Visa began in 1958 (then known as Bank Americard) when Bank of America sent thousands of credit cards unsolicited to households in Fresno. At the time, households had an inconvenient amount of credit cards from different merchants, so the idea was that a single credit card would be helpful for households to simplify their shopping experiences. Today, Visa is one of the most valuable companies in the world, with a market cap of $450 billion, facilitating electronic payments worldwide through its superior technology network.
How does Visa's network work? If you have just eaten a delicious hand-cut steak at an affordable price from Texas Roadhouse, you are likely to pay with a card. You are the cardholder and Texas Roadhouse is the merchant. When you swipe your Capital One Visa card, Texas Roadhouse sends the transaction to an acquirer, like Chase. The transaction connects to the issuer (Capital One in this example) through the Visa network to get the transaction approved and to transfer the money. The acquirer (Chase) pays the merchant (Texas Roadhouse) after taking its acquiring fee. The issuer (Capital One) then bills the cardholder (you) and then you pay the bill to Capital One. Visa takes a small revenue cut of each transaction.
Visa has many growth drivers, including Consumer Payments, New Flows, and Value Added Services. Consumer Payments is the area where Visa has been strongest historically. To continue growing Consumer Payments, Visa is growing the amount of credentials though an increasing number of partners running on the Visa network. For acceptance, Visa continues to add more locations around the world that will take Visa as a form of payment. Lastly, with engagement, Visa looks to convert a huge amount of cash to digital through new experiences like tap-to-pay. Second, for New Flows, Visa is tackling pain points for various types of transactions, like high-volume, low-value and low-volume, high-value transactions. Visa is offering solutions like Visa Direct and B2B Connect to solve these problems. Third is Value Added Services, which deepen the relationship between Visa and its clients through solutions like security and data analytics.
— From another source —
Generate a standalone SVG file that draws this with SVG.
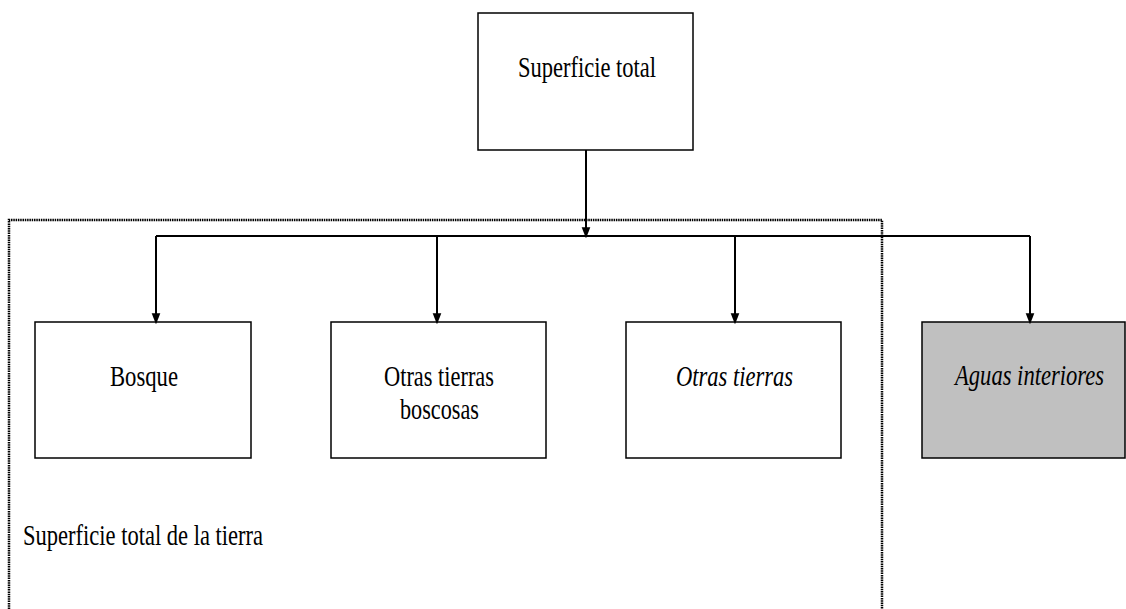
<svg xmlns="http://www.w3.org/2000/svg" width="1126" height="609" viewBox="0 0 1126 609">
<style>
.box{fill:#fff;stroke:#000;stroke-width:1.5}
.grey{fill:#c0c0c0}
.t{font-family:"Liberation Serif","Times New Roman",serif;font-size:30px;fill:#000}
.i{font-style:italic}
.c{fill:none;stroke:#000;stroke-width:2}
.dot{fill:none;stroke:#000;stroke-width:2.5;stroke-dasharray:1.5,0.8}
</style>
<defs>
<marker id="ah" markerWidth="11" markerHeight="14" refX="11" refY="5.5" orient="auto" markerUnits="userSpaceOnUse" viewBox="0 0 14 11">
<path d="M0,0 L14,5.5 L0,11 Z" fill="#000"/>
</marker>
</defs>
<rect width="1126" height="609" fill="#fff"/>
<g id="land-area">
<path class="dot" d="M9,609 L9,220 L882,220 L882,609"/>
<text class="t" x="23" y="545" textLength="240" lengthAdjust="spacingAndGlyphs">Superficie total de la tierra</text>
</g>
<g id="total">
<rect class="box" x="478" y="13" width="215" height="137"/>
<text class="t" x="518" y="77" textLength="138" lengthAdjust="spacingAndGlyphs">Superficie total</text>
</g>
<g id="bosque">
<rect class="box" x="35" y="322" width="216" height="136"/>
<text class="t" x="110" y="386" textLength="68" lengthAdjust="spacingAndGlyphs">Bosque</text>
</g>
<g id="otb">
<rect class="box" x="331" y="322" width="215" height="136"/>
<text class="t" x="384" y="386" textLength="110" lengthAdjust="spacingAndGlyphs">Otras tierras</text>
<text class="t" x="400" y="419" textLength="79" lengthAdjust="spacingAndGlyphs">boscosas</text>
</g>
<g id="ot">
<rect class="box" x="626" y="322" width="215" height="136"/>
<text class="t i" x="676" y="386" textLength="117" lengthAdjust="spacingAndGlyphs">Otras tierras</text>
</g>
<g id="aguas">
<rect class="box grey" x="922" y="322" width="203" height="136"/>
<text class="t i" x="0" y="0" transform="translate(955,385) scale(0.753,1)">Aguas interiores</text>
</g>
<g id="connectors">
<line class="c" x1="586" y1="150" x2="586" y2="236" marker-end="url(#ah)"/>
<line class="c" x1="156" y1="236" x2="1030" y2="236"/>
<line class="c" x1="156" y1="236" x2="156" y2="322" marker-end="url(#ah)"/>
<line class="c" x1="437" y1="236" x2="437" y2="322" marker-end="url(#ah)"/>
<line class="c" x1="735" y1="236" x2="735" y2="322" marker-end="url(#ah)"/>
<line class="c" x1="1030" y1="236" x2="1030" y2="322" marker-end="url(#ah)"/>
</g>
</svg>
Visa is a long-term core holding in GPM portfolios. Its solid growth outlook and strong competitive moat make Visa a GPM Grade Company. Visa solves a number of consumer and merchant pain points. Having one card that you know will be accepted everywhere is a huge benefit for consumers. The Visa brand has a deep history of reliable service and security giving consumers confidence in using the card. For merchants, accepting Visa reduces the costs of handling cash and increases sales and conversion. Visa also enables significant value for its partners. There are many new fintech companies and digital wallets coming to market and they are quickly realizing that partnering with Visa could greatly expand reach. Visa's network consists of over 3.4 billion cards and 61 million merchant locations. Visa handles over $8.8 trillion of payment volume and over 180 billion payment transactions reliably and securely with nearly 100% uptime.